Essay Analysis

ISB Essay Analysis, Tips, and Sample Essays for 2025-2026 Admissions

This essay analysis builds on the decade-long experience of the team of Former Admissions Officers at ISBmantra, who have reviewed thousands of ISB applications as part of the core admissions team.

Business school essay prompts are an opportunity to present your profile in depth – highlighting key qualities, values, and experiences through relevant examples. The strongest responses go beyond the literal meaning of the questions and present a holistic view of your personal and professional journey, using the prompts as a base rather than a limitation.

In this article, we will analyze and share helpful tips on how to write the ISB essays for the 2026 admissions and also share a few ISB sample essay structures to solidify your understanding.

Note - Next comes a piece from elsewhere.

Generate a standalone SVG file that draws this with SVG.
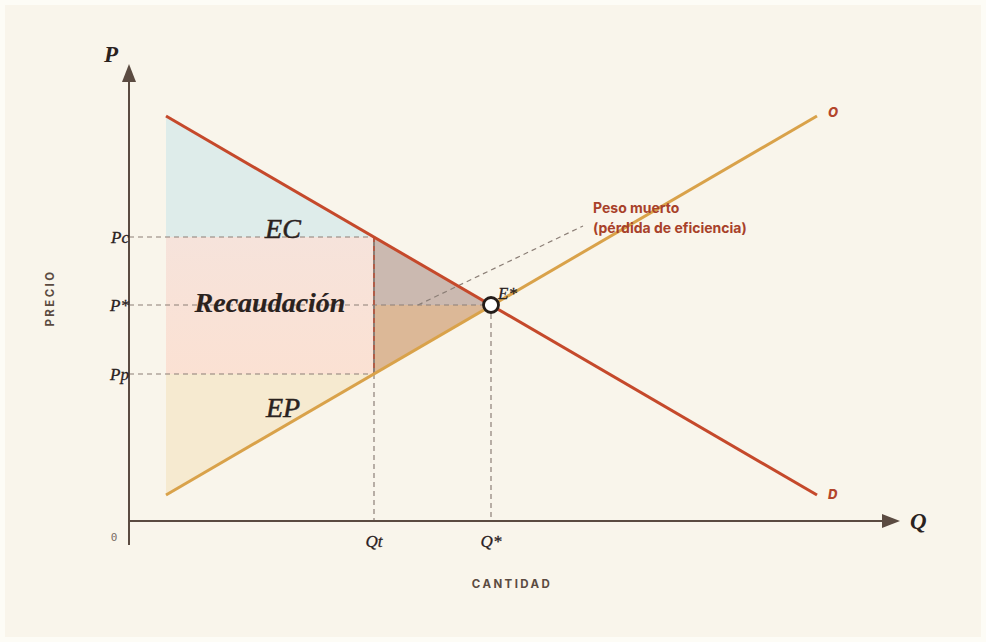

ISB Essay Analysis, Tips, Sample Essays

Understanding ISB’s Expectations

ISB looks for candidates who can thrive in its high-paced, one‑year program, excel in a competitive peer group, and position themselves well for post‑MBA recruitment. Given the intensity (placements begin just over six months in), your essays should help the admissions team assess:

  • Quality and impact of your past experience
  • Evidence of learnability and resilience
  • Ability to manage people, projects, and/or complex problems

These factors are as important for admission as they are for post‑MBA employability. Keep them in view as you select stories and structure each essay.

For the 2026 intake, you must answer 2 mandatory essay questions for the Post Graduate Programme (PGP). The word limit for both essays is 400 words. Additionally, the application provides the opportunity to answer an Optional Essay with a 250-word limit. If you are a re-applicant, you are required to answer a re-applicant essay in no more than 200 words.

ISB PGP Essay Questions for 2026 Intake

  1. What unique experiences have shaped who you are? What have these experiences taught you about leadership and the kind of leader you aspire to be? (400 words)
  2. What intellectual experiences have influenced your approach to learning and have led you to pursue an MBA? Please describe using anecdotes from your own experiences. (400 words)
  3. Share with us any intellectual pursuits, unique perspectives, or experiences that you pursued that have shaped your worldview, your growth through these pursuits, and how they could potentially contribute to our learning community. (Optional – 250 words)
  4. Re‑applicant Essay: What are the key personal and professional developments since your previous application at ISB, that you would like to highlight to the admissions committee? (250 words)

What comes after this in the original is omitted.